--- BEGIN ---

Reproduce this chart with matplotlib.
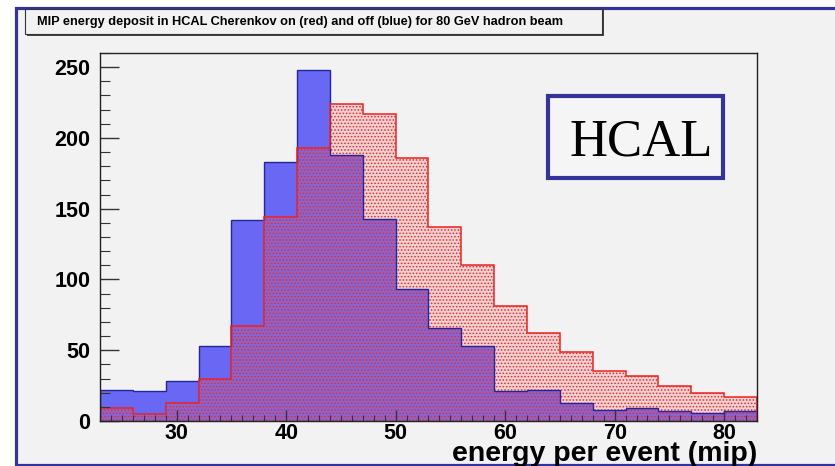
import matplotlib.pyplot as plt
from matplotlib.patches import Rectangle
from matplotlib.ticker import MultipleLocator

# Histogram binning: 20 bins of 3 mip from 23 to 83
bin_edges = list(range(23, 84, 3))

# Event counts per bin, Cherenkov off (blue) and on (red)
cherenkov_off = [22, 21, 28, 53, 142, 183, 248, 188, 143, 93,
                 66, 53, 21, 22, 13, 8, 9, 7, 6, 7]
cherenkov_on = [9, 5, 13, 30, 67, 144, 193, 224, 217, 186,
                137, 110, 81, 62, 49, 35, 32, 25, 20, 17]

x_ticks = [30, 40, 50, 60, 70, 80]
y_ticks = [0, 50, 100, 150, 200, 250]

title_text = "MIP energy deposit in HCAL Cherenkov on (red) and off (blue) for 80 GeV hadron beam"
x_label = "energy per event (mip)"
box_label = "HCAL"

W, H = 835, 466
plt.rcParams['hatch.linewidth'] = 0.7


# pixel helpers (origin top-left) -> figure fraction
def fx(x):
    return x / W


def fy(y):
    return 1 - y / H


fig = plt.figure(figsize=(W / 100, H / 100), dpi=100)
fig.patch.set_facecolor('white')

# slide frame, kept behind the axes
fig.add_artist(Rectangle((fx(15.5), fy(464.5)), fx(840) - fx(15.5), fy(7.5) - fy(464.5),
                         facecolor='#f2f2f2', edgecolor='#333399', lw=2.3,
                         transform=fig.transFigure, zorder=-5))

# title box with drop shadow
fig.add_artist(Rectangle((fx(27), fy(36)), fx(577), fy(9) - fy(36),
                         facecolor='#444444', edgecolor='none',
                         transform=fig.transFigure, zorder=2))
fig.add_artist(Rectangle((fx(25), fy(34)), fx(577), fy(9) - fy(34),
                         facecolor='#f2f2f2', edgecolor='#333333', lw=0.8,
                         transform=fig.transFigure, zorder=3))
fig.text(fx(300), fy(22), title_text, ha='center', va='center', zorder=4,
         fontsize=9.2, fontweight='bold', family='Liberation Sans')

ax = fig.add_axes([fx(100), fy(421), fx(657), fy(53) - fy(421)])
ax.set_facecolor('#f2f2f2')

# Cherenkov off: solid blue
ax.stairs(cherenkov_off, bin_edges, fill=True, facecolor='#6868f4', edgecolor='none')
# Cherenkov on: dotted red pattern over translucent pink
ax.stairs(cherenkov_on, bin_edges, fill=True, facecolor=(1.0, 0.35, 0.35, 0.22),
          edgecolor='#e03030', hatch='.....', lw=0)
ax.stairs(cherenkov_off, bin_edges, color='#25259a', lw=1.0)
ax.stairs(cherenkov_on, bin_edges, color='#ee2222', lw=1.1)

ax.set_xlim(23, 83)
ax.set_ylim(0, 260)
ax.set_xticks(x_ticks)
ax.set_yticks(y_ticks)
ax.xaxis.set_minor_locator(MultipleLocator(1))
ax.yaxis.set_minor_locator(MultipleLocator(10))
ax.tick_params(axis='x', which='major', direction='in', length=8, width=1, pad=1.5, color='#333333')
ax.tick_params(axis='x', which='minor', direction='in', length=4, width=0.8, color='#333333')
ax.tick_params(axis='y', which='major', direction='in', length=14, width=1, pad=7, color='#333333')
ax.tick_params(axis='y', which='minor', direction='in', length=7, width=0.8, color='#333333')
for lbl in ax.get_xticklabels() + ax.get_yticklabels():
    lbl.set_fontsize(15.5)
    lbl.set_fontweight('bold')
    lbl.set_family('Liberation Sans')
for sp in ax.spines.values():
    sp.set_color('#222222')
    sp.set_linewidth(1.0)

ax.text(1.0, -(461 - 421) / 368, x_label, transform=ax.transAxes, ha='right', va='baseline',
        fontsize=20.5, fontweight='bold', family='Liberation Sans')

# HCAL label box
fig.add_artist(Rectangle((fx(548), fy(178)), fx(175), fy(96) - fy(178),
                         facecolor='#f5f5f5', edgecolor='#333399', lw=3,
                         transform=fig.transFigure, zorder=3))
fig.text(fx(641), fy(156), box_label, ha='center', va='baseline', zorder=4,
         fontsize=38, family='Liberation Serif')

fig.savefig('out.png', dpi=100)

--- END ---

Show the lines of the material that contain the word "with".

Reproduce this chart with matplotlib.
# title box with drop shadow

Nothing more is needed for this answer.